Feminist Studies
- Discipline: Women's studies
- Language: English
- Edited by: Jennifer C. Nash

Publication details
- History: 1972–present
- Publisher: Feminist Studies, Inc. (United States)
- Frequency: Triannually
- Impact factor: 0.520 (2015)

Standard abbreviations
- ISO 4: Fem. Stud.

Indexing
- CODEN: FMSDA2
- ISSN: 0046-3663 (print) 2153-3873 (web)
- LCCN: sc76000192
- JSTOR: 00463663
- OCLC no.: 476420375

Links
- Journal homepage; Online access; Online archive;

= Feminist Studies =

Peer-reviewed academic journal on women's studies

Feminist Studies is a peer-reviewed academic journal covering women's studies that was established in 1972. It is an independent nonprofit publication. Besides scholarly articles, the journal also publishes creative writing (poetry, fiction, and memoirs), artwork and art essays, book reviews, political and social commentaries, interviews, and activist reports.

Occasionally, special issues are published on topics such as Chicana Studies; Women and Prison; Women's Work, Social Class, and Socialism; Sexuality, Sexual Violence, and Sexual Identities; Culture and History in the New South Africa; the Body and Healthcare; Rethinking the Global; and Conjugality and Sexual Economies in India.

== History ==
The journal was established in 1972 in New York City by feminist academics and activists who were committed to creating a scholarly journal with high standards and community relevance. This feminist network believed that the women's movement needed an analytic forum to engage the issues raised by the movement and to bring together the contributions of feminist activists and scholars. Dr. Claire Goldberg Moses, professor emerita of women's studies at the University of Maryland, was the journal's editorial director for over three decades, running it alongside a collective of scholars in multiple disciplines and locations. The journal continues to be edited by a collective, with Jennifer C. Nash as its editorial director.

== Impact ==
Feminist Studies remains a significant academic resource, shaping feminist thought and practice since its conception. It has and continues to be widely referenced in humanities studies. The journal has contributed to public discourse, activism, gender and liberal studies in general. The periodical has created platforms for women and provided opportunities to scholars, artists and activists. Feminist Studies is one of the oldest and longest running feminist periodicals in history.

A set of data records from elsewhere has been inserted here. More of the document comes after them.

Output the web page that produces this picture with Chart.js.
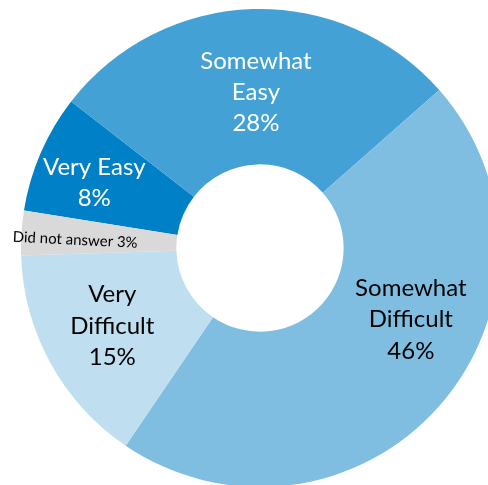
<!DOCTYPE html>
<html>
<head>
<meta charset="utf-8">
<script src="https://cdn.jsdelivr.net/npm/chart.js@4/dist/chart.umd.min.js"></script>
<style>
  html, body { margin: 0; padding: 0; background: #ffffff; }
  #wrap { position: relative; width: 488px; height: 485px; overflow: hidden; }
  #c { position: absolute; left: 0; top: 0; }
</style>
</head>
<body>
<div id="wrap"><canvas id="c" width="520" height="500"></canvas></div>
<script>
// Data
const categories = ["Very Easy", "Somewhat Easy", "Somewhat Difficult", "Very Difficult", "Did not answer"];
const values = [8, 28, 46, 15, 3];
const labelLines = [["Very Easy", "8%"], ["Somewhat", "Easy", "28%"], ["Somewhat", "Difficult", "46%"], ["Very", "Difficult", "15%"], ["Did not answer 3%"]];

// Styles (kept separate from data)
const colors = ["#0080C6", "#43A1D5", "#7FBEE1", "#BFDFF0", "#D9D9D9"];
const labelStyle = [
  { color: "#ffffff", size: 24, dAngle: -2, r: 178, tilt: 0 },
  { color: "#ffffff", size: 24, dAngle: 0.3, r: 156, tilt: 0 },
  { color: "#000000", size: 24, dAngle: -16, r: 167, tilt: 0 },
  { color: "#000000", size: 24, dAngle: 1, r: 167, tilt: 0 },
  { color: "#000000", size: 15, dAngle: -1.1, r: 185, tilt: 2.8 }
];

const labelPlugin = {
  id: "sliceLabels",
  afterDatasetsDraw(chart) {
    const ctx = chart.ctx;
    const meta = chart.getDatasetMeta(0);
    meta.data.forEach((arc, i) => {
      const p = arc.getProps(["x", "y", "startAngle", "endAngle"], true);
      const st = labelStyle[i];
      const mid = (p.startAngle + p.endAngle) / 2 + st.dAngle * Math.PI / 180;
      const x = p.x + st.r * Math.cos(mid);
      const y = p.y + st.r * Math.sin(mid);
      const lines = labelLines[i];
      const lh = st.size * 1.3;
      ctx.save();
      ctx.translate(x, y);
      ctx.rotate(st.tilt * Math.PI / 180);
      ctx.font = st.size + "px Lato";
      ctx.fillStyle = st.color;
      ctx.textAlign = "center";
      ctx.textBaseline = "middle";
      lines.forEach((t, k) => {
        ctx.fillText(t, 0, (k - (lines.length - 1) / 2) * lh);
      });
      ctx.restore();
    });
  }
};

new Chart(document.getElementById("c"), {
  type: "doughnut",
  data: {
    labels: categories,
    datasets: [{
      data: values,
      backgroundColor: colors,
      borderWidth: 0,
      hoverOffset: 0
    }]
  },
  options: {
    responsive: false,
    animation: false,
    rotation: -81,
    cutout: "35%",
    layout: { padding: { left: 21, top: 9, right: 21, bottom: 13 } },
    plugins: {
      legend: { display: false },
      tooltip: { enabled: false },
      title: { display: false }
    }
  },
  plugins: [labelPlugin]
});
</script>
</body>
</html>
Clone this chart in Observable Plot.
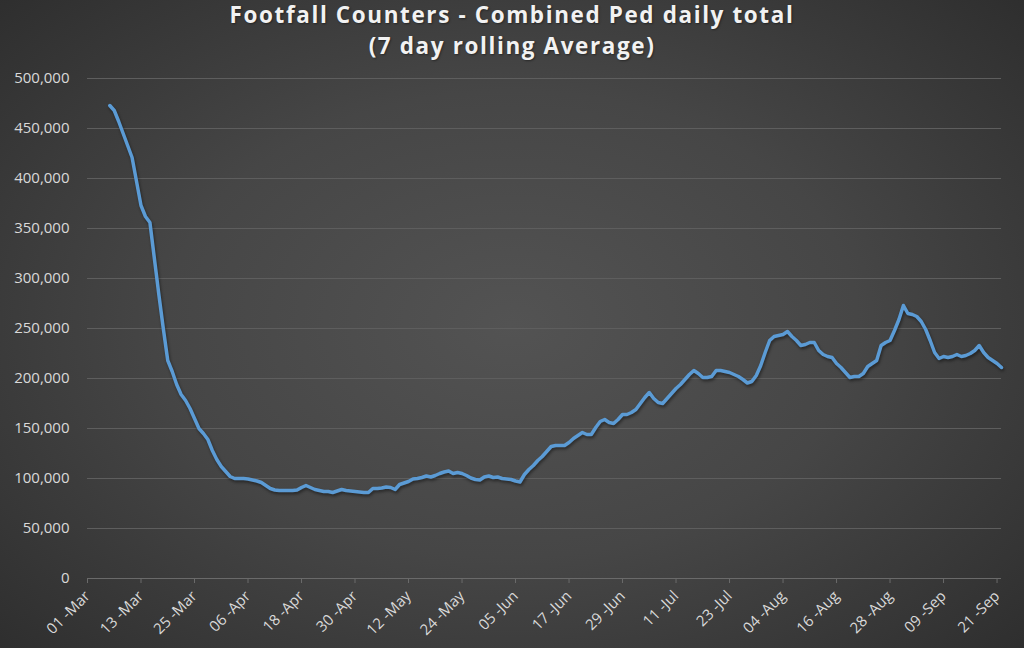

== Abstracting and indexing ==

- Alternative Press Index
- America: History and Life
- Current Contents on Social and Behavioral Index
- EBSCO databases
- Historical Abstracts
- MLA International Bibliography
- The Philosopher's Index
- ProQuest databases
- Social Sciences Citation Index
- Sociological Abstracts

According to the Journal Citation Reports, the journal has a 2015 impact factor of 0.520, ranking it 27th out of 40 journals in the category "Women's Studies".